-- START --
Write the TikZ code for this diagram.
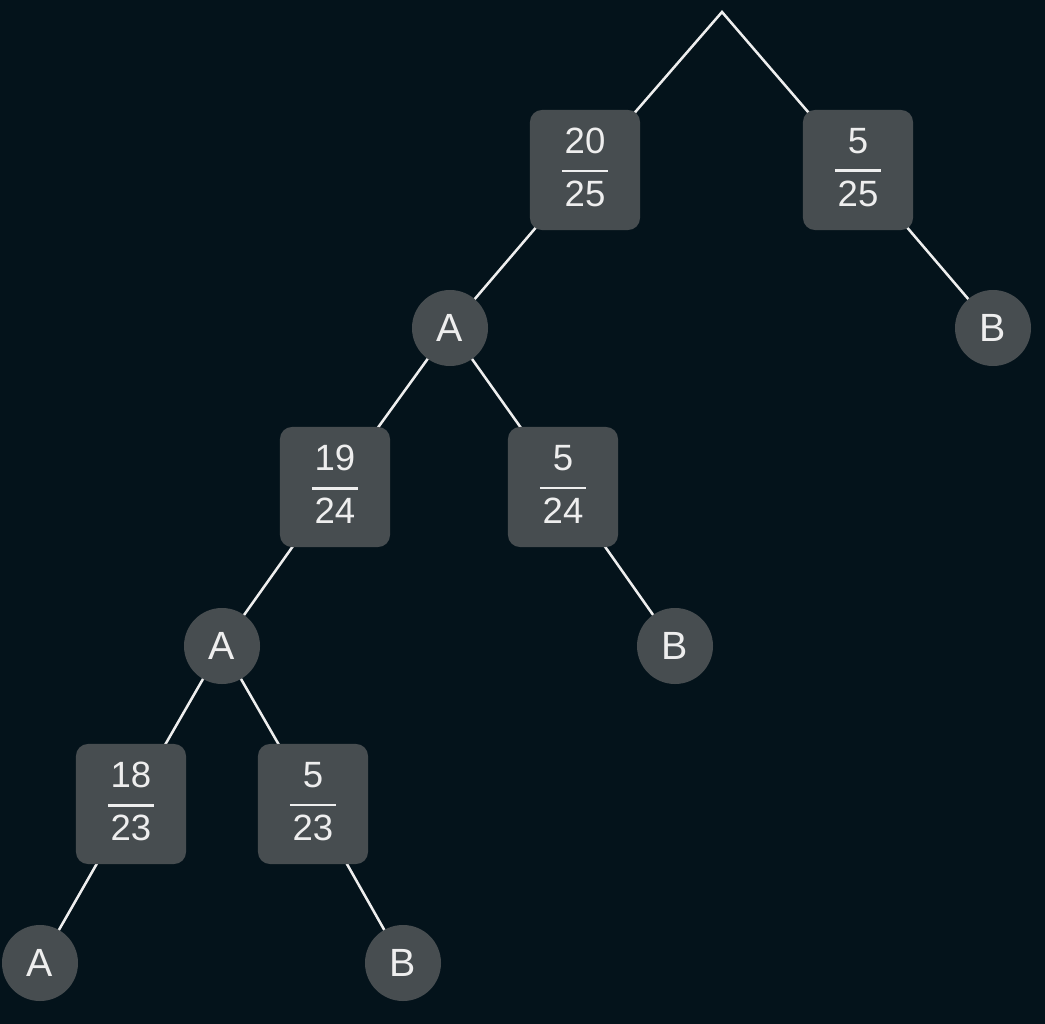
\documentclass[tikz,border=0pt]{standalone}
\usepackage{amsmath}
\usepackage{fontspec}
\setmainfont{Liberation Sans}
\usetikzlibrary{backgrounds}
\definecolor{bgdark}{HTML}{04131B}
\definecolor{boxgrey}{HTML}{474D50}
\definecolor{inkwhite}{HTML}{EEEEEE}
\newcommand{\frc}[2]{\raisebox{1.8pt}[\height][\depth]{$\genfrac{}{}{2pt}{0}%
  {\mbox{\hspace{2pt}\raisebox{1.8pt}{#1}\hspace{2pt}}}%
  {\mbox{\hspace{2pt}\raisebox{-1.8pt}{#2}\hspace{2pt}}}$}}

\begin{document}
\begin{tikzpicture}[
    x=0.025cm, y=-0.025cm,
    probbox/.style={rectangle, rounded corners=0.3cm, fill=boxgrey, text=inkwhite, minimum width=2.75cm, minimum height=3cm, inner sep=0pt, font=\fontsize{26}{31}\selectfont},
    leaf/.style={circle, fill=boxgrey, text=inkwhite, minimum size=1.9cm, inner sep=0pt, font=\fontsize{28}{33}\selectfont},
    branch/.style={draw=inkwhite, line width=1.8pt}
]
\coordinate (root) at (722,12);

\node[probbox] (p1) at (585,170) {\frc{20}{25}};
\node[probbox] (p2) at (858,170) {\frc{5}{25}};
\node[leaf] (a1) at (450,328) {A};
\node[leaf] (b1) at (993,328) {B};

\node[probbox] (p3) at (335,487) {\frc{19}{24}};
\node[probbox] (p4) at (563,487) {\frc{5}{24}};
\node[leaf] (a2) at (222,646) {A};
\node[leaf] (b2) at (675,646) {B};

\node[probbox] (p5) at (131,804) {\frc{18}{23}};
\node[probbox] (p6) at (313,804) {\frc{5}{23}};
\node[leaf] (a3) at (40,963) {A};
\node[leaf] (b3) at (403,963) {B};

\begin{scope}[on background layer]
\fill[bgdark] (0,0) rectangle (1045,1024);
\draw[branch] (p1.center) -- (root) -- (p2.center);
\draw[branch] (p1.center) -- (a1.center);
\draw[branch] (p2.center) -- (b1.center);
\draw[branch] (a1.center) -- (p3.center);
\draw[branch] (a1.center) -- (p4.center);
\draw[branch] (p4.center) -- (b2.center);
\draw[branch] (p3.center) -- (a2.center);
\draw[branch] (a2.center) -- (p5.center);
\draw[branch] (a2.center) -- (p6.center);
\draw[branch] (p5.center) -- (a3.center);
\draw[branch] (p6.center) -- (b3.center);
\end{scope}
\end{tikzpicture}
\end{document}
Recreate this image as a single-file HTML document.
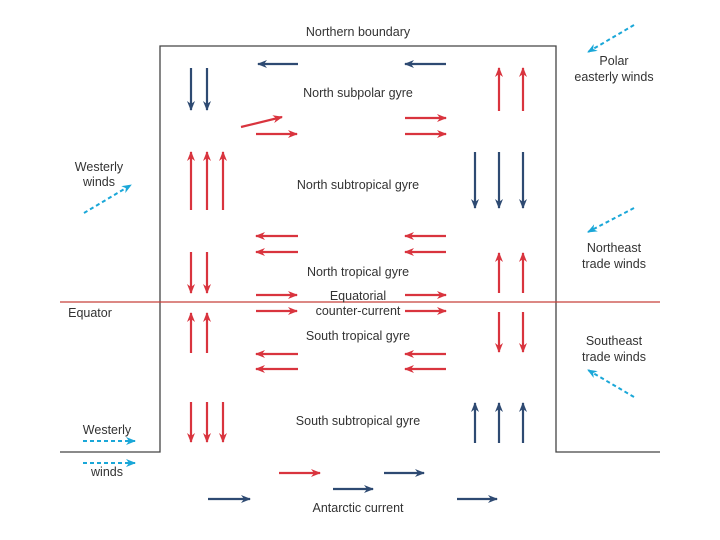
<!DOCTYPE html>
<html><head><meta charset="utf-8"><style>
html,body{margin:0;padding:0;background:#fff;}
svg{display:block;font-family:"Liberation Sans",sans-serif;}
text{font-size:12.5px;fill:#333;text-anchor:middle;}
</style></head><body>
<svg width="720" height="540" viewBox="0 0 720 540" xmlns="http://www.w3.org/2000/svg">
<defs>
<marker id="r" markerWidth="10" markerHeight="8" refX="9" refY="4" orient="auto" markerUnits="userSpaceOnUse"><path d="M0,0 L10,4 L0,8 L3,4z" fill="#d9343e"/></marker>
<marker id="b" markerWidth="10" markerHeight="8" refX="9" refY="4" orient="auto" markerUnits="userSpaceOnUse"><path d="M0,0 L10,4 L0,8 L3,4z" fill="#2e4a72"/></marker>
<marker id="c" markerWidth="10" markerHeight="8" refX="9" refY="4" orient="auto" markerUnits="userSpaceOnUse"><path d="M0,0 L10,4 L0,8 L3,4z" fill="#1aa7d8"/></marker>
</defs>
<g stroke="#444" stroke-width="1.3" fill="none">
<path d="M60,452 H160 V46 H556 V452 H660"/>
</g>
<line x1="60" y1="302" x2="660" y2="302" stroke="#c8413a" stroke-width="1.2"/>
<g stroke="#2e4a72" stroke-width="2.2" marker-end="url(#b)">
<line x1="298" y1="64" x2="258" y2="64"/><line x1="446" y1="64" x2="405" y2="64"/>
<line x1="191" y1="68" x2="191" y2="110"/><line x1="207" y1="68" x2="207" y2="110"/>
<line x1="475" y1="152" x2="475" y2="208"/><line x1="499" y1="152" x2="499" y2="208"/><line x1="523" y1="152" x2="523" y2="208"/>
<line x1="475" y1="443" x2="475" y2="403"/><line x1="499" y1="443" x2="499" y2="403"/><line x1="523" y1="443" x2="523" y2="403"/>
<line x1="384" y1="473" x2="424" y2="473"/><line x1="333" y1="489" x2="373" y2="489"/>
<line x1="208" y1="499" x2="250" y2="499"/><line x1="457" y1="499" x2="497" y2="499"/>
</g>
<g stroke="#d9343e" stroke-width="2.2" marker-end="url(#r)">
<line x1="499" y1="111" x2="499" y2="68"/><line x1="523" y1="111" x2="523" y2="68"/>
<line x1="241" y1="127" x2="282" y2="117"/><line x1="256" y1="134" x2="297" y2="134"/>
<line x1="405" y1="118" x2="446" y2="118"/><line x1="405" y1="134" x2="446" y2="134"/>
<line x1="191" y1="210" x2="191" y2="152"/><line x1="207" y1="210" x2="207" y2="152"/><line x1="223" y1="210" x2="223" y2="152"/>
<line x1="298" y1="236" x2="256" y2="236"/><line x1="298" y1="252" x2="256" y2="252"/>
<line x1="446" y1="236" x2="405" y2="236"/><line x1="446" y1="252" x2="405" y2="252"/>
<line x1="191" y1="252" x2="191" y2="293"/><line x1="207" y1="252" x2="207" y2="293"/>
<line x1="499" y1="293" x2="499" y2="253"/><line x1="523" y1="293" x2="523" y2="253"/>
<line x1="256" y1="295" x2="297" y2="295"/><line x1="256" y1="311" x2="297" y2="311"/>
<line x1="405" y1="295" x2="446" y2="295"/><line x1="405" y1="311" x2="446" y2="311"/>
<line x1="191" y1="353" x2="191" y2="313"/><line x1="207" y1="353" x2="207" y2="313"/>
<line x1="499" y1="312" x2="499" y2="352"/><line x1="523" y1="312" x2="523" y2="352"/>
<line x1="298" y1="354" x2="256" y2="354"/><line x1="298" y1="369" x2="256" y2="369"/>
<line x1="446" y1="354" x2="405" y2="354"/><line x1="446" y1="369" x2="405" y2="369"/>
<line x1="191" y1="402" x2="191" y2="442"/><line x1="207" y1="402" x2="207" y2="442"/><line x1="223" y1="402" x2="223" y2="442"/>
<line x1="279" y1="473" x2="320" y2="473"/>
</g>
<g stroke="#1aa7d8" stroke-width="2" stroke-dasharray="4,3" marker-end="url(#c)">
<line x1="83" y1="441" x2="135" y2="441"/><line x1="83" y1="463" x2="135" y2="463"/>
<line x1="84" y1="213" x2="131" y2="185"/>
<line x1="634" y1="25" x2="588" y2="52"/>
<line x1="634" y1="208" x2="588" y2="232"/>
<line x1="634" y1="397" x2="588" y2="370"/>
</g>
<text x="358" y="36">Northern boundary</text>
<text x="358" y="97">North subpolar gyre</text>
<text x="358" y="189">North subtropical gyre</text>
<text x="358" y="276">North tropical gyre</text>
<text x="358" y="300">Equatorial</text>
<text x="358" y="315">counter-current</text>
<text x="358" y="340">South tropical gyre</text>
<text x="358" y="425">South subtropical gyre</text>
<text x="358" y="512">Antarctic current</text>
<text x="90" y="317">Equator</text>
<text x="99" y="171">Westerly</text><text x="99" y="186">winds</text>
<text x="107" y="434">Westerly</text><text x="107" y="476">winds</text>
<text x="614" y="65">Polar</text><text x="614" y="81">easterly winds</text>
<text x="614" y="252">Northeast</text><text x="614" y="268">trade winds</text>
<text x="614" y="345">Southeast</text><text x="614" y="361">trade winds</text>
</svg>
</body></html>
-- END --
> _WHAT THIS TASK INVOLVES_: Transcribe the opening line of the listing above, please, and every line after it through the line with "(b3) at (403,963)", word for word, without pictures.

> _THE RESPONSE_:
Write the TikZ code for this diagram.
\documentclass[tikz,border=0pt]{standalone}
\usepackage{amsmath}
\usepackage{fontspec}
\setmainfont{Liberation Sans}
\usetikzlibrary{backgrounds}
\definecolor{bgdark}{HTML}{04131B}
\definecolor{boxgrey}{HTML}{474D50}
\definecolor{inkwhite}{HTML}{EEEEEE}
\newcommand{\frc}[2]{\raisebox{1.8pt}[\height][\depth]{$\genfrac{}{}{2pt}{0}%
  {\mbox{\hspace{2pt}\raisebox{1.8pt}{#1}\hspace{2pt}}}%
  {\mbox{\hspace{2pt}\raisebox{-1.8pt}{#2}\hspace{2pt}}}$}}

\begin{document}
\begin{tikzpicture}[
    x=0.025cm, y=-0.025cm,
    probbox/.style={rectangle, rounded corners=0.3cm, fill=boxgrey, text=inkwhite, minimum width=2.75cm, minimum height=3cm, inner sep=0pt, font=\fontsize{26}{31}\selectfont},
    leaf/.style={circle, fill=boxgrey, text=inkwhite, minimum size=1.9cm, inner sep=0pt, font=\fontsize{28}{33}\selectfont},
    branch/.style={draw=inkwhite, line width=1.8pt}
]
\coordinate (root) at (722,12);

\node[probbox] (p1) at (585,170) {\frc{20}{25}};
\node[probbox] (p2) at (858,170) {\frc{5}{25}};
\node[leaf] (a1) at (450,328) {A};
\node[leaf] (b1) at (993,328) {B};

\node[probbox] (p3) at (335,487) {\frc{19}{24}};
\node[probbox] (p4) at (563,487) {\frc{5}{24}};
\node[leaf] (a2) at (222,646) {A};
\node[leaf] (b2) at (675,646) {B};

\node[probbox] (p5) at (131,804) {\frc{18}{23}};
\node[probbox] (p6) at (313,804) {\frc{5}{23}};
\node[leaf] (a3) at (40,963) {A};
\node[leaf] (b3) at (403,963) {B};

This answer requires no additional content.